Fred Barlow and Preston Barlow are marshals in the twin communities of Hildale, Utah, and Colorado City, Ariz. The towns are home to the Fundamentalist Church of Jesus Christ of Latter-Day Saints with members who practice polygamy as a religious tenant.
Fred L. Barlow, the chief marshal, was accused of three violations. One was for writing a 2005 letter to the then-fugitive FLDS leader Jeffs that pledged allegiance to Jeffs and asked for guidance on operating the marshals office.
The other two violations were for refusing to answer questions from an Arizona attorney general investigator and in a deposition.
Preston Barlow was accused of refusing to answer questions from the same attorney general investigator.
The action by the Arizona regulators follows a ruling last month from a state administrative judge, saying the two marshals committed "nonfeasance" by refusing to answer questions from the attorney general investigator. The judge also sided with state attorneys and said Fred Barlow's letter to Jeffs displayed the marshal's "malfeasance."
The two marshals argued in a July hearing they refused to answer questions from investigators because they believed the questions about the FLDS, Jeffs and the church leadership violated their rights to religious freedom.
Fred Barlow said his correspondence to Jeffs was to satisfy an FLDS custom of writing a letter of accountability but Jeffs did not have the right to dictate how the marshals office operated.
The police in Hildale and Colorado City have been a source of contention for decades with apostates and those who have been evicted from the FLDS claiming the marshals take orders from church leadership and violate the civil rights of non-FLDS.
The marshals' decertification has come during a troublesome three years for the FLDS. Jeffs is on trial in St. George on charges he was an accomplice to rape by wedding a 14-year-old girl to her adult male cousin. In 2005, a judge placed the FLDS' land trust into receivership.

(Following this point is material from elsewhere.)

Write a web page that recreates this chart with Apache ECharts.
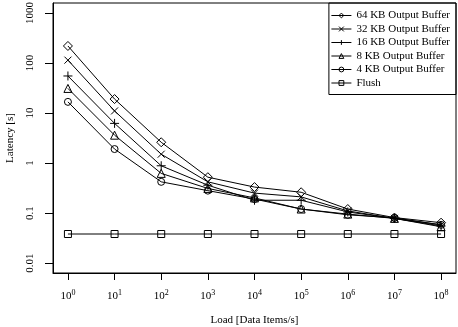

The vote Wednesday by the Arizona Peace Officer Standards and Training Board was unanimous in favor of decertification. Fred Barlow and Preston Barlow were present Wednesday in Phoenix for the meeting but did not speak. They were represented by attorney Bruce Griffen, who urged the board for a lighter punishment.
In an interview after the vote, Tom Hammarstrom, director of Arizona POST, said marshals in Hildale and Colorado City appear to have more problems than other peace officers in separating their religion from their work, due to the extent the FLDS faith penetrates daily life.
"The bottom line is, however, this is not about religion," Hammarstrom said. "This is about conduct."
Fred and Preston Barlow were two of the communities' five full-time marshals. The sheriff's offices from Washington County, Utah, and Mohave County, Ariz., also maintain a presence in the towns.
Hildale Mayor David Zitting said Wednesday the two towns have two cadets enrolled in Utah's police academy. As for Fred and Preston Barlow, Zitting said Arizona regulators were entitled to their decision.
"For our community they've done a good job and they're good officers," Zitting said.
Utah police regulators have planned to review the marshals after their counterparts in Arizona finished their inquiries.
They are the fifth and sixth Hildale-Colorado City marshals to be decertified by one of the states in the last four years. Mica Barlow quit the marshals office then was decertified in 2006 after he refused to answer grand jury questions on Jeffs' whereabouts. Sam Roundy and deputy Vance Barlow were decertified in 2005 for being practicing bigamists. In 2003, former marshal Rodney Holm was decertified after being convicted of bigamy and sexual conduct with a minor.